La vicenda di Khashoggi aveva avuto un contraccolpo pesante a Riad. Il giornalista è morto, a quanto pare, mentre stava dando vita a un movimento collegato alle visioni islamiste della Fratellanza musulmana, che hanno un’interpretazione dell’Islam politico opposta alle linea universalistiche su cui bin Salman ha agganciato parte della spinta futuristica su cui ha poggiato quel patto sociale. L’uccisione efferata — torture, morte ed eliminazione dei resti, con il corpo dell’editorialista mai ritrovato, forze fatto a pezzi e portato fuori dalla sede diplomatica turca dentro borsoni — ha messo drammaticamente a nudo le ambiguità e le incongruenze della forza politica e sociale di MbS. E posto davanti ai suoi interlocutori globali il dubbio di un paese lanciato verso riforme, aperture e futuro (sempre in salsa saudita) e la grossolana eliminazione di una voce di opposizione. Interrogativi che hanno portato apparati statali come il Congresso americano, per esempio, a muovere mozioni per chiedere alla Casa Bianca chiarimenti sull’alleanza e sulle coperture offerte all’amministrazione all’alleato di ferro — anche perché pure la Cia, dimostrando di avere un sistema di intercettazione sia tra i turchi che tra i sauditi, aveva addossato responsabilità su MbS e il suo circolo ristretto era stato costretto per questo a subire un’epurazione, ammettendo colpevolezze parziali inizialmente negate.
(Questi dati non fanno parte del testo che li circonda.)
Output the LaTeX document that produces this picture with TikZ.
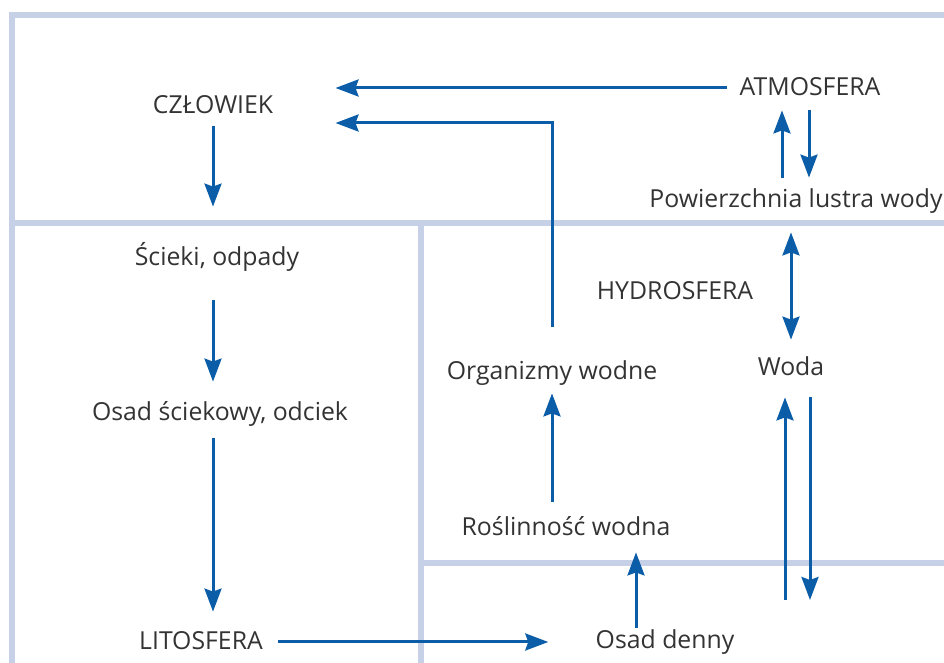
\documentclass[tikz,border=0pt]{standalone}
\usepackage{fontspec}
\setmainfont{Open Sans}
\usepackage{tikz}
\usetikzlibrary{arrows.meta,calc}
\definecolor{flowblue}{HTML}{0B5DA8}
\definecolor{framegray}{HTML}{C6D1E7}
\definecolor{labelgray}{HTML}{333333}

\tikzset{
  lbl/.style={inner sep=0pt,text height=10pt,text depth=2pt,text=labelgray,
    font=\fontsize{12.4}{14}\selectfont},
  arr/.style={flowblue,line width=1.5pt,-{Stealth[length=11.5pt,width=8.5pt,inset=1.5pt]}},
  arrboth/.style={flowblue,line width=1.5pt,
    {Stealth[length=11.5pt,width=8.5pt,inset=1.5pt]}-{Stealth[length=11.5pt,width=8.5pt,inset=1.5pt]}},
  frame/.style={framegray,line width=3pt}
}

\begin{document}
\begin{tikzpicture}[x=0.5pt,y=-0.5pt]
  \useasboundingbox (0,0) rectangle (944,663);
  % Marco de las zonas
  \draw[frame] (944,15) -- (12,15) -- (12,663);
  \draw[frame] (12,223) -- (944,223);
  \draw[frame] (421,223) -- (421,663);
  \draw[frame] (421,563) -- (944,563);

  % Textos
  \node[lbl] (czlowiek) at (213,106) {CZŁOWIEK};
  \node[lbl] (atmosfera) at (810,88) {ATMOSFERA};
  \node[lbl] (powierzchnia) at (796,200) {Powierzchnia lustra wody};
  \node[lbl] (scieki) at (217,258) {Ścieki, odpady};
  \node[lbl] (osadsc) at (220,413) {Osad ściekowy, odciek};
  \node[lbl] (lito) at (201,642) {LITOSFERA};
  \node[lbl] (hydro) at (675,292) {HYDROSFERA};
  \node[lbl] (organizmy) at (552,372) {Organizmy wodne};
  \node[lbl] (woda) at (791,368) {Woda};
  \node[lbl] (roslinnosc) at (566,528) {Roślinność wodna};
  \node[lbl] (osaddenny) at (665,640) {Osad denny};
  \coordinate (dno) at (797.5,600);

  % Flechas
  \draw[arr,shorten <=6pt,shorten >=31pt] (atmosfera.west) -- (atmosfera.west -| czlowiek.east);
  \draw[arr,shorten <=16.5pt,shorten >=31pt] (organizmy.north) |- ($(czlowiek.east)+(0,17)$);
  \draw[arr,shorten <=4pt,shorten >=19.5pt] (czlowiek.south) -- (czlowiek.south |- scieki.north);
  \draw[arr,shorten <=15pt,shorten >=9.5pt] (czlowiek |- scieki.south) -- (czlowiek |- osadsc.north);
  \draw[arr,shorten <=6.5pt,shorten >=9pt] (czlowiek |- osadsc.south) -- (czlowiek |- lito.north);
  \draw[arr,shorten <=7.5pt,shorten >=23.5pt] (lito.east) -- (lito.east -| osaddenny.west);
  \draw[arr] ($(osaddenny.north)+(-29,0)$) -- ($(osaddenny.north |- roslinnosc.south)+(-29,12)$);
  \draw[arr,shorten <=7pt,shorten >=4.5pt] (organizmy |- roslinnosc.north) -- (organizmy.south);
  \draw[arrboth,shorten <=10pt,shorten >=8pt] (woda |- powierzchnia.south) -- (woda.north);
  \draw[arr] ($(atmosfera.south -| powierzchnia)+(13,10)$) -- ($(powierzchnia.north)+(13,-10)$);
  \draw[arr] ($(powierzchnia.north)+(-14,-10)$) -- ($(atmosfera.south -| powierzchnia)+(-14,10)$);
  \draw[arr] ($(dno)+(-12.5,0)$) -- ($(woda.south -| dno)+(-12.5,17)$);
  \draw[arr] ($(woda.south -| dno)+(12.5,17)$) -- ($(dno)+(12.5,0)$);
\end{tikzpicture}
\end{document}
Callamard ha dichiarato di aver avuto accesso ad alcune registrazioni riprese all’interno del consolato durante l’inchiesta, ma ha anche ammesso di aver avuto diverse restrizioni. Per esempio: è stata ignorata una sua richiesta di ingresso in Arabia Saudita, un paese molto chiuso alle critiche sulle gestioni degli affari interni. O ancora dice di aver ricevuto soltanto 45 minuti di registrazioni sebbene l’intelligence turca avesse dichiarato di averne a disposizione sette ore. Tra i dettagli disponibile inseriti nel report, quello che è stato campionato come il rumore di una sega elettrica sul fondo delle registrazioni interne raccolte al consolato di Istanbul durante i fatti: forse è stata usata per sezionare il corpo di Khashoggi. Il ministro degli Esteri saudita, Adel al Jubeir, ha dichiarato che le indagini “non sono credibili”, e soprattutto “non vincolanti”.